Indian Muslims, however, soon found out that Great Britain, like other European powers, was only as much interested in the independent Muslim states as it suited its imperial interests. Suspicions began to be entertained that perhaps the attitude of the Indian Government towards Indian Muslims was only a narcotic to prevent them from [[195]] taking any active interest in the affairs of Muslim states outside India. The alliance of the educated Muslims with the Government had its natural influence upon the masses. The classes and the masses were both permeated with the idea that the Government was their friend, and anti-Hindu. There were European officials who rubbed it into their conscience [=consciousness] as much as they could.

[F] But the reaction was bound to come. It came in two ways. Firstly, the Muslims began to raise their demands so high that even the Government found it impossible to meet them. Secondly, the gradual fall and dismemberment of the Muslim empires of Turkey and Egypt opened the eyes of Indian Muslims as to the value of British friendship. First came the occupation of Egypt; then came the rapid contraction of tbe Turkish Empire by the loss of its Christian provinces; next came the Italian war on Tripoli, which was a purely Muslim country. Finally came the war with Turkey, with the dismemberment of the Turkish Empire by the treaty of Severes. This brought about a complete change in the political views of some of the Muslim leaders, and gave birth to the Non-co-operation idea.
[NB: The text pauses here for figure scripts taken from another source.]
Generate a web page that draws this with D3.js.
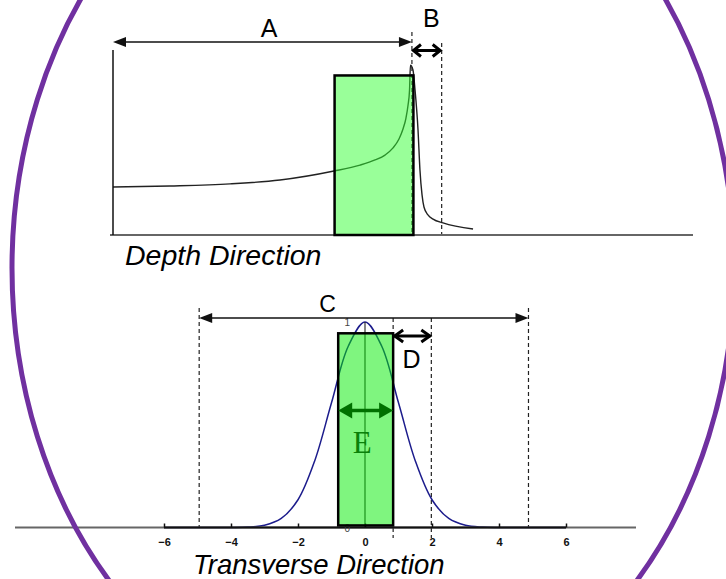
<!DOCTYPE html>
<html>
<head>
<meta charset="utf-8">
<script src="https://cdn.jsdelivr.net/npm/d3@7"></script>
<style>
  html, body { margin: 0; padding: 0; background: #fff; }
  svg { display: block; }
</style>
</head>
<body>
<svg id="chart" width="726" height="579"></svg>
<script>
// Depth profile (mm, relative dose) — slow build-up then a sharp Bragg-like peak
const depthX = [0, 3.83, 7.87, 11.23, 14.86, 16.61, 17.62, 18.29, 18.83, 19.23, 19.5, 19.7, 19.84, 19.94, 20.0, 20.17, 20.31, 20.51, 20.64, 20.78, 20.91, 21.18, 21.52, 22.19, 24.21];
const depthY = [0.283, 0.289, 0.301, 0.324, 0.377, 0.412, 0.442, 0.471, 0.513, 0.566, 0.625, 0.689, 0.766, 0.854, 1.0, 0.972, 0.854, 0.619, 0.383, 0.236, 0.165, 0.118, 0.094, 0.071, 0.035];

// Depth markers (mm)
const depthRange = [14.9, 20.2];      // green window
const depthPeak = 20.1;               // A ends here, B starts
const depthFallEnd = 22.1;            // B ends here
const depthLabels = ["A", "B"];

// Transverse profile
const transX = [-6, -5, -4.5, -4, -3.5, -3, -2.5, -2, -1.5, -1, -0.5, 0, 0.5, 1, 1.5, 2, 2.5, 3, 3.5, 4, 4.5, 5, 6];
const transY = [0, 0, 0, 0.0004, 0.002, 0.011, 0.044, 0.135, 0.325, 0.607, 0.882, 1.0, 0.882, 0.607, 0.325, 0.135, 0.044, 0.011, 0.002, 0.0004, 0, 0, 0];
const transTicks = [-6, -4, -2, 0, 2, 4, 6];
const transRange = [-0.8, 0.84];      // green window (E)
const transRangeY = [0.01, 0.945];
const transSpan = [-4.95, 4.88];      // C
const transEdge = 1.98;               // D ends here
const transLabels = ["C", "D", "E"];

const SANS = "'Liberation Sans', Arial, sans-serif";
const SERIF = "'Liberation Serif', 'Times New Roman', serif";

const svg = d3.select("#chart");

// ---------- helpers ----------
function filledArrow(g, x1, x2, y, opt) {
  const len = opt.len, hw = opt.hw;
  g.append("line").attr("x1", x1 + len * 0.6).attr("x2", x2 - len * 0.6)
    .attr("y1", y).attr("y2", y)
    .attr("stroke", opt.color).attr("stroke-width", opt.width);
  g.append("path").attr("d", `M${x1},${y}L${x1 + len},${y - hw}L${x1 + len},${y + hw}Z`).attr("fill", opt.color);
  g.append("path").attr("d", `M${x2},${y}L${x2 - len},${y - hw}L${x2 - len},${y + hw}Z`).attr("fill", opt.color);
}
function openArrow(g, x1, x2, y, opt) {
  const len = opt.len, hw = opt.hw;
  g.append("line").attr("x1", x1 + 1).attr("x2", x2 - 1).attr("y1", y).attr("y2", y)
    .attr("stroke", opt.color).attr("stroke-width", opt.width);
  g.append("path").attr("d", `M${x1 + len},${y - hw}L${x1 + 1.5},${y}L${x1 + len},${y + hw}`)
    .attr("fill", "none").attr("stroke", opt.color).attr("stroke-width", opt.width);
  g.append("path").attr("d", `M${x2 - len},${y - hw}L${x2 - 1.5},${y}L${x2 - len},${y + hw}`)
    .attr("fill", "none").attr("stroke", opt.color).attr("stroke-width", opt.width);
}
function dashed(g, x, y1, y2) {
  g.append("line").attr("x1", x).attr("x2", x).attr("y1", y1).attr("y2", y2)
    .attr("stroke", "#222").attr("stroke-width", 1.2).attr("stroke-dasharray", "4,3");
}
function label(g, x, y, size, txt, anchor) {
  return g.append("text").attr("x", x).attr("y", y).attr("text-anchor", anchor || "middle")
    .style("font-family", SANS).style("font-size", size + "px").attr("fill", "#000").text(txt);
}

// ---------- depth panel ----------
const xD = d3.scaleLinear([0, 39], [113, 693]);
const yD = d3.scaleLinear([0, 1.09], [235, 50]);
const depthG = svg.append("g");

dashed(depthG, xD(depthPeak), 32, yD(0));
dashed(depthG, xD(depthFallEnd), 43, yD(0));

depthG.append("path")
  .datum(depthX.map((d, i) => [d, depthY[i]]))
  .attr("fill", "none").attr("stroke", "#222").attr("stroke-width", 1.4)
  .attr("d", d3.line().x(d => xD(d[0])).y(d => yD(d[1])).curve(d3.curveMonotoneX));

// axes
depthG.append("line").attr("x1", xD(0) - 3).attr("x2", xD(39)).attr("y1", yD(0)).attr("y2", yD(0))
  .attr("stroke", "#666").attr("stroke-width", 2);
depthG.append("line").attr("x1", xD(0)).attr("x2", xD(0)).attr("y1", yD(0)).attr("y2", yD(1.09))
  .attr("stroke", "#111").attr("stroke-width", 1.5);

depthG.append("rect")
  .attr("x", xD(depthRange[0])).attr("y", yD(0.94))
  .attr("width", xD(depthRange[1]) - xD(depthRange[0])).attr("height", yD(0) - yD(0.94))
  .attr("fill", "#33ff33").attr("fill-opacity", 0.5)
  .attr("stroke", "#000").attr("stroke-width", 2.5);

filledArrow(depthG, xD(0), xD(depthPeak), 42, { len: 13, hw: 5, color: "#111", width: 1.5 });
openArrow(depthG, xD(depthPeak), xD(depthFallEnd), 50.5, { len: 9, hw: 6, color: "#000", width: 3 });

label(depthG, xD(10.5), 37, 25, depthLabels[0]);
label(depthG, xD(21.4), 27, 25, depthLabels[1]);
label(depthG, 125, 265, 28.5, "Depth Direction", "start").style("font-style", "italic");

// ---------- transverse panel ----------
const xT = d3.scaleLinear([-6, 6], [164, 566]);
const yT = d3.scaleLinear([0, 1], [527.5, 322]);
const transG = svg.append("g");

dashed(transG, xT(transSpan[0]), 308, yT(0));
dashed(transG, xT(transSpan[1]), 308, yT(0));
dashed(transG, xT(transRange[1]), 318, 538);
dashed(transG, xT(transEdge), 318, 538);

transG.append("path")
  .datum(transX.map((d, i) => [d, transY[i]]))
  .attr("fill", "none").attr("stroke", "#1c1c8c").attr("stroke-width", 1.5)
  .attr("d", d3.line().x(d => xT(d[0])).y(d => yT(d[1])).curve(d3.curveCatmullRom));

// centre line of the profile
transG.append("line").attr("x1", xT(0)).attr("x2", xT(0)).attr("y1", yT(1)).attr("y2", yT(0))
  .attr("stroke", "#222").attr("stroke-width", 1.1);

// long baseline and axis
transG.append("line").attr("x1", 15).attr("x2", 636).attr("y1", yT(0)).attr("y2", yT(0))
  .attr("stroke", "#666").attr("stroke-width", 2);
const axis = transG.append("g").attr("transform", `translate(0,${yT(0)})`)
  .call(d3.axisBottom(xT).tickValues(transTicks).tickSize(-4).tickPadding(10.2).tickFormat(d3.format("d")));
axis.select(".domain").attr("stroke", "#111").attr("stroke-width", 2).attr("d", `M${xT(-6)},0H${xT(6)}`);
axis.selectAll(".tick line").attr("stroke", "#111").attr("stroke-width", 1.5);
axis.selectAll(".tick text").style("font-family", SANS)
  .style("font-size", "11px").style("font-weight", "bold").attr("fill", "#111");

label(transG, xT(-0.53), yT(1) + 4, 10, "1").attr("fill", "#444");
label(transG, xT(-0.53), yT(0) + 4, 10, "0").attr("fill", "#444");

transG.append("rect")
  .attr("x", xT(transRange[0])).attr("y", yT(transRangeY[1]))
  .attr("width", xT(transRange[1]) - xT(transRange[0]))
  .attr("height", yT(transRangeY[0]) - yT(transRangeY[1]))
  .attr("fill", "#00eb00").attr("fill-opacity", 0.5)
  .attr("stroke", "#000").attr("stroke-width", 2.5);

filledArrow(transG, xT(transSpan[0]), xT(transSpan[1]), 318, { len: 13, hw: 5, color: "#111", width: 1.5 });
openArrow(transG, xT(transRange[1]), xT(transEdge), 336, { len: 10, hw: 6, color: "#000", width: 3 });
filledArrow(transG, xT(transRange[0]), xT(transRange[1]), 410.5, { len: 14, hw: 8, color: "#007000", width: 3.5 });

label(transG, 327.5, 311.5, 23, transLabels[0]);
label(transG, 411.5, 368, 25, transLabels[1]);
label(transG, xT(-0.08), 453, 31, transLabels[2]).style("font-family", SERIF).attr("fill", "#0a800a");
label(transG, 193, 573.5, 27.5, "Transverse Direction", "start").style("font-style", "italic");

// ---------- outline ----------
svg.append("ellipse").attr("cx", 373).attr("cy", 268).attr("rx", 361).attr("ry", 458)
  .attr("fill", "none").attr("stroke", "#7030a0").attr("stroke-width", 5);
</script>
</body>
</html>
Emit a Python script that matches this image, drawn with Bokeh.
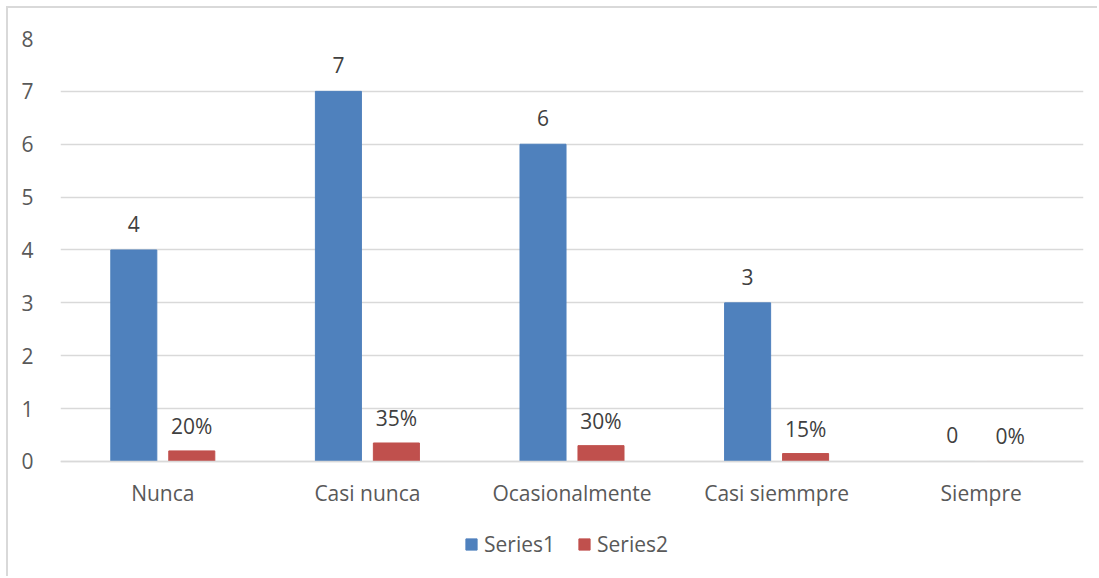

It is not implied that during all this time there were no Muslim leaders who stood for alliance with Hindus for the purposes of political freedom, as against alliance with Goyernment and consequent political dependence. It must be said to the honour of Messrs. Badruddin Tyabji, Rahmatulla, and Rasul, among the dead, and Maulana Abul Kalam Azad, M.A. Jinnah, Hasan Imam, and Mazhar-ul-Haq, among the living, that they always stood for political unity between Hindus and Muslims.

[G] It was left for Lord Morley, the great Liberal tbinker and statesman of Great Britain, to finally sanction, at the instance of the Indian bureaucracy, the canker of communal representation with separate electorates into the Indian system;/13/ and this arrangement was subsequently sanctified by the pact of Lucknow arrived at by the Liberal leaders of both the communities./14/

[H] This, in brief, is the history of communal representation. I have said nothing as to its necessity or otherwise, and before I do that I want to comment briefly on the policy of the late Sir Syed Ahmed Khan, and also trace the growth of Pan-Islamism in India.
 

NOTES

/12/ The Comrade, an English weekly, published by Maulana Mohamed Ali, originally from Calcutta and later from Delhi. The first issue of the paper was dated 4 January 1911.
/13/ Separate communal electorates for Muslims were first introduced by the Indian Councils Act of 1939 when John Morley was the Secretary of State for India.
/14/ The Congress-League Pact concluded in 1916 at Lucknow conceded the principle of separate electorates for Muslims.